= Karl Rozental =

Soviet revolutionary (1890–1983)

Karl Rozental

Karl Feodorovich Rozental (Карл Фёдорович Розенталь; – 15 November 1983) was a Soviet revolutionary and government official, who served as People's Commissar (i.e. cabinet minister position) for Post and Telecommunications in the Socialist Soviet Republic of Lithuania and Belorussia in 1919.

==Early life==
Rozental was born in Riga on . His father was a supervisor at a furniture factory. He graduated from a Realschule in Dvinsk. Rozental attended technical evening courses, and in 1907 he obtained a position at the Trans-Caspian railway. As of June 1912 he was stationed in Tashkent, where he participated in the Turkestan sappers' uprising. The insurrection was quashed and Rozental was placed under investigation, which lasted for about one year. Afterwards, he was placed under police surveillance.

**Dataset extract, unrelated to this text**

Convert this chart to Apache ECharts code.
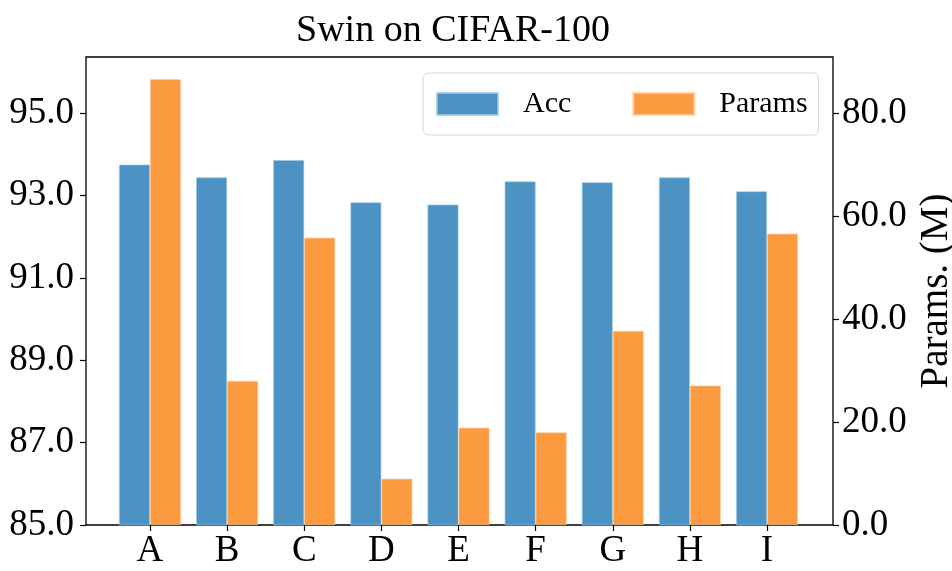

==World War and Revolution==
At the outbreak of World War I, he was sent to the Western Front as part of the First Turkestan Telegraph Division in July 1914. Following the 1917 February Revolution, he was active in the revolutionary movement in Slutsk. In May 1917, he joined the Russian Social Democratic Labour Party (Bolsheviks). He had been elected to the Soviet of Workers and Soldiers of the city on 3 March 1917, and served as the soviet chairman (a post he left held until March 1918, when Slutsk came under German occupation). Rozental served in the Red Army from July 1918 onwards. In August 1918, he became the Commissar for Post and Telegraphs for the Smolensk District, and in December the same year he got assigned the post of Commissar for Communications of the Western Front.

==People's Commissar==
When the Socialist Soviet Republic of Belorussia was founded in January 1919, Rozental was included as People's Commissar for Post and Telegraphs. When the Socialist Soviet Republic of Lithuania and Belorussia was founded on 27 February 1919, Rozental was named as People's Commissar for Post and Telegraphs of the new republic. He was a candidate member of the Central Committee of the Communist Party of Lithuania and Belorussia. He was part of the delegation of the Communist Party of Lithuania and Belorussia to the 8th Congress of the Russian Communist Party (Bolsheviks) held in Moscow in March 1919.

==Back in Turkestan==
On 3 November 1920, he was named as the Head of the Communications Department for the Turkestan Front. He was based in the Turkestan ASSR (later Uzbek SSR) from March 1921 onwards.

==Later career==
In March 1930, he was appointed as a scientific secretary to the Presidium of the Supreme Council of the National Economy of the USSR. In March 1931, he was named a member of the State Planning Committee of the USSR. From 1939 until his retirement in 1951, Rozental worked as the Head of the General Supply Department for the construction of defense facilities at the Ministry of Internal Affairs of the Soviet Union. Rozental died on 15 November 1983.